In the examples folder you can find the data we used to make the RRNPPA phylogeny which is presented in detail in the manuscript as a motivating case study alongside other case studies.

In the notebooks folder there are jupyter notebooks used to collect and plot the results of the benchmarking experiments we performed as well as generate the RRNPPA phylogeny.

The src folder contains python code used to interact with the Uniprot and Alphafold databases as well as building structural.

Benchmarking experiments

To rerun the benchmarking experiments use the benchmarking workflow. This should be done on a cluster environment since thousands of trees will be generated. We performed experiments on a slurm cluster and the slurmsimple module is included as a module in this repo to allow snakemake to schedule jobs. Other cluster approaches to using snakemake on a cluster should also work (snakemake provides extensive documentation on this). The benchmarking pipeline will output 4 types of trees for sequence-based analysis for each family using 2 possible aligners ( muscle5 or clustalo ) and 2 possible tree building approaches ( iqtree of fasttree). The pipeline also output 12 structural trees for each family. These either use only 3di or 3di and amino acid alignments, 3 different strutural distances ( Fident or Foldtree metric, LDDT and TM score) and with or without statistical correction. The trees are then rooted with MAD and scored using ultrametricity and taxonomic congruence metrics.

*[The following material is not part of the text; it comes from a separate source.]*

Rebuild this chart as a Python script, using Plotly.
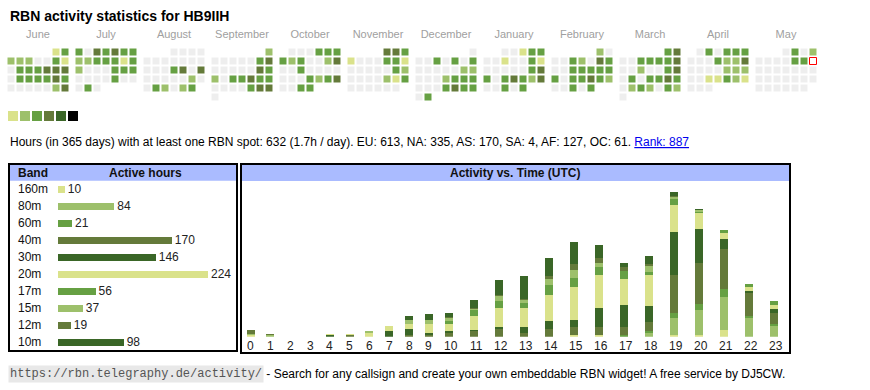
import datetime
import plotly.graph_objects as go

W, H = 870, 390
SANS = "Liberation Sans, Arial, sans-serif"
MONO = "Liberation Mono, Courier New, monospace"

# ---------------- data ----------------
TITLE = "RBN activity statistics for HB9IIH"
month_names = ["June", "July", "August", "September", "October", "November",
               "December", "January", "February", "March", "April", "May"]
month_years = [2024, 2024, 2024, 2024, 2024, 2024, 2024, 2025, 2025, 2025, 2025, 2025]
month_numbers = [6, 7, 8, 9, 10, 11, 12, 1, 2, 3, 4, 5]

# activity level per day (0 = none, 1..5 = colour level, T = today)
days_jun = "13" "2220031" "0333444" "0333343" "0000024"
days_jul = "3043433" "2233313" "2000333" "0000300" "030"
days_aug = "0000" "0000000" "0003404" "0000020" "032023"
days_sep = "2" "0000034" "0000043" "2033433" "0000344" "0"
days_oct = "000333" "3230024" "0030000" "0003234" "0033"
days_nov = "443" "1000331" "0000032" "0000213" "000000"
days_dec = "0" "0030303" "0000022" "0002333" "0003433" "03"
days_jan = "00133" "0010031" "0000034" "3034324" "00303"
days_feb = "20" "0032043" "0033333" "3033432" "00303"
days_mar = "34" "0033334" "0020034" "0303343" "0232032" "0"
days_apr = "030333" "0003224" "0000222" "0011321" "000"
days_may = "0302" "000033T" "0000000" "0000000" "000000"
month_days = [days_jun, days_jul, days_aug, days_sep, days_oct, days_nov,
              days_dec, days_jan, days_feb, days_mar, days_apr, days_may]

level_colors = ["#eeeeee", "#dae28b", "#9dc06b", "#66a043", "#647a3a", "#3a6627", "#000000"]
legend_levels = [1, 2, 3, 4, 5, 6]

INFO = ("Hours (in 365 days) with at least one RBN spot: 632 (1.7h / day). "
        "EU: 613, NA: 335, AS: 170, SA: 4, AF: 127, OC: 61. ")
RANK = "Rank: 887"

bands = ["160m", "80m", "60m", "40m", "30m", "20m", "17m", "15m", "12m", "10m"]
band_hours = [10, 84, 21, 170, 146, 224, 56, 37, 19, 98]
band_levels = [1, 2, 3, 4, 5, 1, 3, 2, 4, 5]

hour_labels = [str(h) for h in range(24)]
hours_by_band = {
    "160m": [1, 0, 0, 0, 0, 0, 0, 0, 0, 0, 0, 0, 0, 0, 0, 1, 1, 0, 0, 1, 1, 5, 0, 0],
    "80m":  [1, 1, 0, 0, 0, 0, 0, 0, 0, 0, 0, 0, 0, 0, 0, 0, 0, 0, 3, 13, 19, 25, 14, 8],
    "60m":  [0, 0, 0, 0, 0, 0, 0, 0, 0, 0, 0, 0, 0, 0, 0, 0, 0, 1, 1, 4, 5, 6, 2, 2],
    "40m":  [3, 1, 0, 0, 0, 1, 0, 0, 1, 1, 3, 4, 6, 3, 6, 6, 6, 6, 7, 29, 31, 31, 17, 8],
    "30m":  [0, 0, 0, 0, 1, 0, 0, 4, 5, 2, 1, 1, 1, 4, 6, 6, 15, 17, 12, 33, 26, 7, 2, 3],
    "20m":  [0, 0, 0, 0, 1, 1, 3, 4, 4, 7, 6, 11, 15, 15, 20, 25, 25, 20, 24, 20, 12, 5, 3, 3],
    "17m":  [0, 0, 0, 0, 0, 0, 0, 0, 0, 0, 2, 4, 5, 4, 7, 7, 6, 6, 2, 5, 1, 2, 2, 3],
    "15m":  [0, 0, 0, 0, 0, 0, 1, 0, 3, 3, 2, 1, 4, 2, 5, 6, 3, 0, 5, 1, 1, 0, 0, 0],
    "12m":  [0, 0, 0, 0, 0, 0, 0, 0, 0, 0, 1, 1, 1, 1, 2, 4, 4, 3, 1, 1, 0, 0, 0, 0],
    "10m":  [0, 0, 0, 0, 0, 0, 0, 0, 3, 4, 3, 6, 11, 17, 14, 17, 10, 3, 6, 3, 1, 0, 0, 0],
}

FOOT_URL = "https://rbn.telegraphy.de/activity/"
FOOT_TEXT = " - Search for any callsign and create your own embeddable RBN widget! A free service by DJ5CW."


# ---------------- helpers ----------------
def px(x):
    return x / W


def py(y):
    return 1 - y / H


# ---------------- calendar (pixel axes) ----------------
X0, Y0, BLOCK, PITCH = 11, 52, 68, 9
cx, cy, ccol, clc, clw = [], [], [], [], []
for m, (yr, mo, s) in enumerate(zip(month_years, month_numbers, month_days)):
    first = datetime.date(yr, mo, 1).weekday()
    for d, ch in enumerate(s):
        idx = first + d
        cx.append(X0 + m * BLOCK + (idx % 7) * PITCH)
        cy.append(Y0 + (idx // 7) * PITCH)
        if ch == "T":
            ccol.append("#ffffff")
            clc.append("#ff0000")
            clw.append(1)
        else:
            ccol.append(level_colors[int(ch)])
            clc.append("rgba(0,0,0,0)")
            clw.append(0)

fig = go.Figure()
fig.add_trace(go.Scatter(
    x=cx, y=cy, mode="markers", xaxis="x", yaxis="y", hoverinfo="skip",
    marker=dict(symbol="square", size=7, color=ccol, line=dict(color=clc, width=clw)),
    showlegend=False))

fig.add_trace(go.Scatter(
    x=[X0 + m * BLOCK + 3 * PITCH for m in range(len(month_names))],
    y=[35] * len(month_names), text=month_names, mode="text",
    textfont=dict(family=SANS, size=11, color="#a0a0a0"),
    xaxis="x", yaxis="y", hoverinfo="skip", showlegend=False))

fig.add_trace(go.Scatter(
    x=[13 + 12 * i for i in range(len(legend_levels))], y=[116] * len(legend_levels),
    mode="markers", xaxis="x", yaxis="y", hoverinfo="skip", showlegend=False,
    marker=dict(symbol="square", size=10, color=[level_colors[l] for l in legend_levels],
                line=dict(width=0))))

# ---------------- band table bars ----------------
fig.add_trace(go.Bar(
    x=band_hours, y=list(range(len(bands))), orientation="h", xaxis="x2", yaxis="y2",
    width=0.41, marker=dict(color=[level_colors[l] for l in band_levels], line=dict(width=0)),
    text=[str(v) for v in band_hours], textposition="outside", constraintext="none",
    textfont=dict(family=SANS, size=12, color="#222222"), cliponaxis=False,
    hoverinfo="skip", showlegend=False))

# ---------------- activity vs time ----------------
cell_w = [19.8 if len(l) == 1 else 25.0 for l in hour_labels]
lefts = []
acc = 240.7
for w in cell_w:
    lefts.append(acc)
    acc += w
bar_x = [l + 9.9 for l in lefts]
label_x = [l + w / 2 for l, w in zip(lefts, cell_w)]

for b, lev in zip(bands, band_levels):
    fig.add_trace(go.Bar(
        x=bar_x, y=hours_by_band[b], width=8, xaxis="x3", yaxis="y3",
        marker=dict(color=level_colors[lev], line=dict(width=0)),
        hoverinfo="skip", showlegend=False))

PX_PER_UNIT = 1.315
BASE = 336.7
TOP3 = 181

# ---------------- layout ----------------
ax_off = dict(visible=False, fixedrange=True)
fig.update_layout(
    width=W, height=H, margin=dict(l=0, r=0, t=0, b=0),
    paper_bgcolor="white", plot_bgcolor="rgba(0,0,0,0)",
    barmode="stack", bargap=0,
    xaxis=dict(domain=[0, 1], range=[0, W], **ax_off),
    yaxis=dict(domain=[0, 1], range=[H, 0], anchor="x", **ax_off),
    xaxis2=dict(domain=[px(58), px(208)], range=[0, max(band_hours)], anchor="y2", **ax_off),
    yaxis2=dict(domain=[py(350.8), py(180.8)], range=[len(bands) - 0.5, -0.5], anchor="x2", **ax_off),
    xaxis3=dict(domain=[0, 1], range=[0, W], anchor="y3", **ax_off),
    yaxis3=dict(domain=[py(BASE), py(TOP3)], range=[0, (BASE - TOP3) / PX_PER_UNIT], anchor="x3", **ax_off),
)

shapes = [
    dict(type="rect", xref="paper", yref="paper", x0=px(10), x1=px(237), y0=py(180.7), y1=py(165),
         fillcolor="#aabbff", line=dict(width=0), layer="below"),
    dict(type="rect", xref="paper", yref="paper", x0=px(242), x1=px(789), y0=py(181), y1=py(165),
         fillcolor="#aabbff", line=dict(width=0), layer="below"),
    dict(type="rect", xref="paper", yref="paper", x0=px(9), x1=px(237), y0=py(351), y1=py(164),
         line=dict(color="black", width=2)),
    dict(type="rect", xref="paper", yref="paper", x0=px(241), x1=px(790), y0=py(353), y1=py(164),
         line=dict(color="black", width=2)),
]
fig.update_layout(shapes=shapes)

ann = [
    dict(text="<b>" + TITLE + "</b>", x=px(8), y=py(16), font=dict(family=SANS, size=14, color="black")),
    dict(text=INFO + '<span style="color:#0000ee;text-decoration:underline">' + RANK + "</span>",
         x=px(8), y=py(142), font=dict(family=SANS, size=12, color="black")),
    dict(text="<b>Band</b>", x=px(16), y=py(172.8), font=dict(family=SANS, size=12, color="#111111")),
    dict(text="<b>Active hours</b>", x=px(145), y=py(172.8), xanchor="center",
         font=dict(family=SANS, size=12, color="#111111")),
    dict(text="<b>Activity vs. Time (UTC)</b>", x=px(515), y=py(172.8), xanchor="center",
         font=dict(family=SANS, size=12, color="#111111")),
    dict(text=FOOT_URL, x=px(8), y=py(374), bgcolor="#e8e8e8", borderpad=1,
         font=dict(family=MONO, size=12, color="#555555")),
    dict(text=FOOT_TEXT, x=px(261), y=py(374), font=dict(family=SANS, size=12, color="black")),
]
for i, b in enumerate(bands):
    ann.append(dict(text=b, x=px(16), xref="paper", y=i, yref="y2",
                    font=dict(family=SANS, size=12, color="#111111")))
for lx, lab in zip(label_x, hour_labels):
    ann.append(dict(text=lab, x=lx, xref="x3", y=py(346), xanchor="center",
                    font=dict(family=SANS, size=12, color="#222222")))
for a in ann:
    a.setdefault("xref", "paper")
    a.setdefault("yref", "paper")
    a.setdefault("xanchor", "left")
    a.setdefault("yanchor", "middle")
    a.setdefault("showarrow", False)
fig.update_layout(annotations=ann)

fig.write_html("out.html", config={"displayModeBar": False, "staticPlot": True},
               post_script="document.body.style.margin='0';document.body.style.overflow='hidden';")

To rerun the OMA HOG experiments download the identifier data from zenodo. (https://doi.org/10.5281/zenodo.8346286)

Then unzip the archives to create the folder structure

Then use snakemake on each directory of the data. Here we only derive trees for families starting at the LUCA level.

snakemake  --profile slurmsimple/simple --use-conda -s ./workflow/Benchmarking_workflow --directory  ./path/to/your/data/OMA_data/LUCA

To rerun the CATH/CAT experiments you will need to install openMM to deal with discontinuous structures and the Pebble multiprocessing librarx. These packages can be install in the foldree environment

Let's activate the environment and install openmm, pdbfixer and pebble

mamba activate foldtree
mamba install -c conda-forge openmm
mamba install -c conda-forge pdbfixer
mamba install pebble

Now we can run the data preparation script.

python ./src/dataprep/prepare_protsets_CATH.py

This will set up folders for each family at the CAT and CATH levels, download PDB files for each of the families and correct them using PDBfixer from OpenMM. Now you can run the workflow on the CATH or CAT dataset in the same way we did with the OMA dataset.

snakemake  --profile slurmsimple/simple --use-conda -s ./workflow/Benchmarking_workflow --directory  ./path/to/your/data/CATH_data/

The code to generate the figures from the manuscript is available in the notebooks folder of the repo.